Speech by Parliamentary Opposition Leader, DAP Secretary-General and MP for Tanjung, Lim Kit Siang, at the launching of the cartoon book, “Politics in the ‘Horse’ Years”, by Hew Kuan Yew, at the Selangor Chinese Assembly Hall on Saturday, 16th June 1990 at 10 a.m.
There are at present 88 persons detained under the Internal Security Act
I am very impressed by this cartoon book, “Politics in the ‘Horse’ Years” by Hew Kuan Yew.
It is not an ordinary comic book, but a survey of the political, economic, educational, cultural and constitutional developments of the country.
It is however not a political treatise which only the intellectuals and highly-educated can understand, but rendered in pictures for every person, whether worker, farmer, fisherman, taxi-driver, hawker or petty trader, who had a minimal Chinese education, as a reminder of the great political, educational, cultural and constitutional events in the country.
It will also be an excellent source material, in easily understandable pictures, of the political challenges facing the people at this important juncture of our national life.
This 150-page cartoon book is divided into nine sections, such as on judiciary, human rights, education, culture, religion, economic, scandals and elections.
Every reader who readers it will be vividly reminded of the highlights in the political, economic, educational, cultural and constitutional developments in the country, to rethink anew of the concerns, dreams, hopes and fears of all Malaysians.
But what is most remarkable is that it is the work of a 19-year old, for Hew Kuan Yew, the author, will only 20 years in another five months.

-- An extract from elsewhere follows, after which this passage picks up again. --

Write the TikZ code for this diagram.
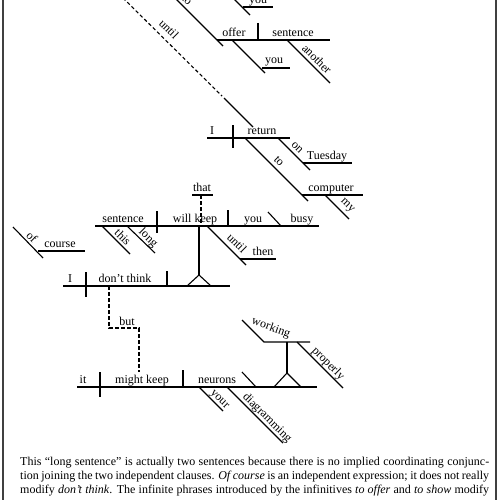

This shows that Hew has a social conscience, political ideals and the conviction to express his innermost feelings.
During the preparation of this work, Hew had been told that he could be detained under the Internal Security Act, but this had not deterred him. Hew is fired by his opposition to all forms of injustice, inequality and exploitation, and his commitment for a more equal, just and fair Malaysian society.
Hew should be an example, not only of the young generation of Malaysians, but for all Malaysians as well.
In the spirit of Hew’s concern for human rights and justice as amply illustrated in his work, let me share with you some of my thoughts and information about human rights in Malaysia.
During this week’s Parliament, I asked two questions which I think would be of interest to all Malaysians concerned about human rights as well as current developments. I have just received the replies.
The first question, asking about the number of current ISA detainees, elicited a written answer. The Home Minister, Datuk Seri Dr. Mahathir Mohamed, said that there are at present a total of 88 persons detained under the Internal Security Act, 84 detained at the Kamunting Detention Centre, and four in the Police Remand Centre in Batu, Kuala Lumpur.
The second question was whether CPM leaders and members had been allowed to return to Malaysia following the Haadyai Peace Agreements concluded between CPM and the Malaysian Government. Dr. Mahathir’s reply is as follows:
“Setakat ini kita masih belum menerima sebarang permohonan dari mana-mana bekas pemimpin dan ahli-ahli Parti Kominis Malaya (PKM) yang ingin memohon untuk kembali ke Negara ini. Dengan demikian kita tidak dapat memastikan bilangan mereka seperti yang dimaksudkan oleh Ahli Y.B. Sepertimana yang telah dimaklumkan dalam siding lalu Dewan ini, semua permohonan-permohanan sedemikian adalah tertakluk kepada saluran undang-undang dan peraturan Negara dan proses tapisan dari segi keperluan keselamatan.”
As there is still no CPM returnees, I find Dr. Mahathir’s reply that there are at present 88 ISA detainees most alarming. This does not include the three Sabahans who, according to the Inspector-General of Police, Tan Sri Hanif Omar, were arrested at the end of last year on the grounds of being involved in a plot to take Sabah out of Malaysia.
Having been an ISA detainee twice myself, I regard such allegations with considerable skepticism.
Malaysia’s human rights record is not very good, and this is one reason why Malaysia is again the subject of a petition by four United States organizations asking the United States Government to withdraw the GSP privileges.
I hope that this book by Hew will help Malaysians to understand or remember the areas where human rights had been grossly violated and needed to he restored, so that we can hold our heads high both inside and outside the country.